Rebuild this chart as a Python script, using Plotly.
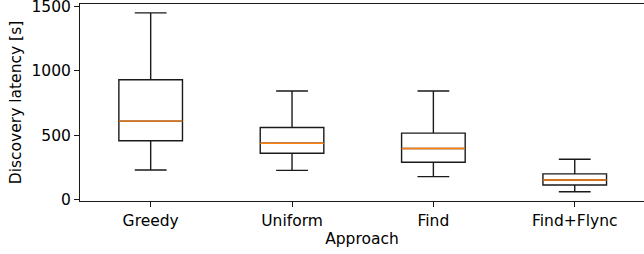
import plotly.graph_objects as go

categories = ["Greedy", "Uniform", "Find", "Find+Flync"]
lower_whisker = [228, 226, 177, 59]
q1 = [456, 359, 289, 112]
median = [609, 437, 396, 151]
q3 = [932, 560, 516, 198]
upper_whisker = [1453, 844, 844, 312]
y_ticks = [0, 500, 1000, 1500]

positions = list(range(1, len(categories) + 1))
box_w = 0.45

fig = go.Figure()
fig.add_trace(go.Box(
    x=positions, q1=q1, median=median, q3=q3,
    lowerfence=lower_whisker, upperfence=upper_whisker,
    width=box_w, whiskerwidth=0.5,
    fillcolor="rgba(255,255,255,0)",
    line=dict(color="#1a1a1a", width=1.4),
    boxpoints=False, showlegend=False, hoverinfo="skip",
))
# orange median lines
mx, my = [], []
for p, m in zip(positions, median):
    mx += [p - box_w / 2, p + box_w / 2, None]
    my += [m, m, None]
fig.add_trace(go.Scatter(x=mx, y=my, mode="lines",
                         line=dict(color="#ff7f0e", width=1.4),
                         showlegend=False, hoverinfo="skip"))

font = dict(family="DejaVu Sans", size=15.5, color="#000000")
fig.update_layout(
    width=644, height=254,
    margin=dict(l=80, r=0, t=4, b=53),
    paper_bgcolor="white", plot_bgcolor="white",
    font=font,
    xaxis=dict(
        range=[0.5, 4.49], tickvals=positions, ticktext=categories,
        showgrid=False, zeroline=False, automargin=False,
        showline=True, linecolor="#1a1a1a", linewidth=1, mirror=True,
        ticks="outside", ticklen=5, tickcolor="#1a1a1a", tickwidth=1,
        title=dict(text="Approach", standoff=4, font=font),
    ),
    yaxis=dict(
        range=[-13, 1522], tickvals=y_ticks,
        showgrid=False, zeroline=False, automargin=False,
        ticklabeloverflow="allow",
        showline=True, linecolor="#1a1a1a", linewidth=1, mirror=False,
        ticks="outside", ticklen=5, tickcolor="#1a1a1a", tickwidth=1,
        title=dict(text="Discovery latency [s]", standoff=6, font=font),
    ),
)
fig.write_html("out.html", config={"displayModeBar": False},
               post_script="document.body.style.margin='0';document.body.style.overflow='hidden';")
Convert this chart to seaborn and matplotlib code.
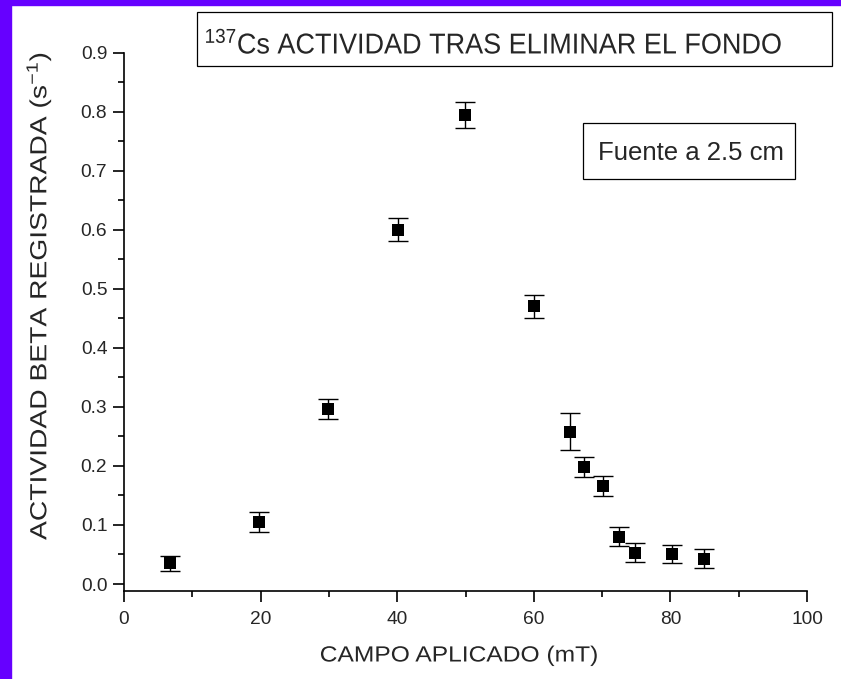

What you need to do -
Take each line containing the string "chart" and copy it out.

Task output -
Rebuild this chart as a Python script, using Plotly.
Convert this chart to seaborn and matplotlib code.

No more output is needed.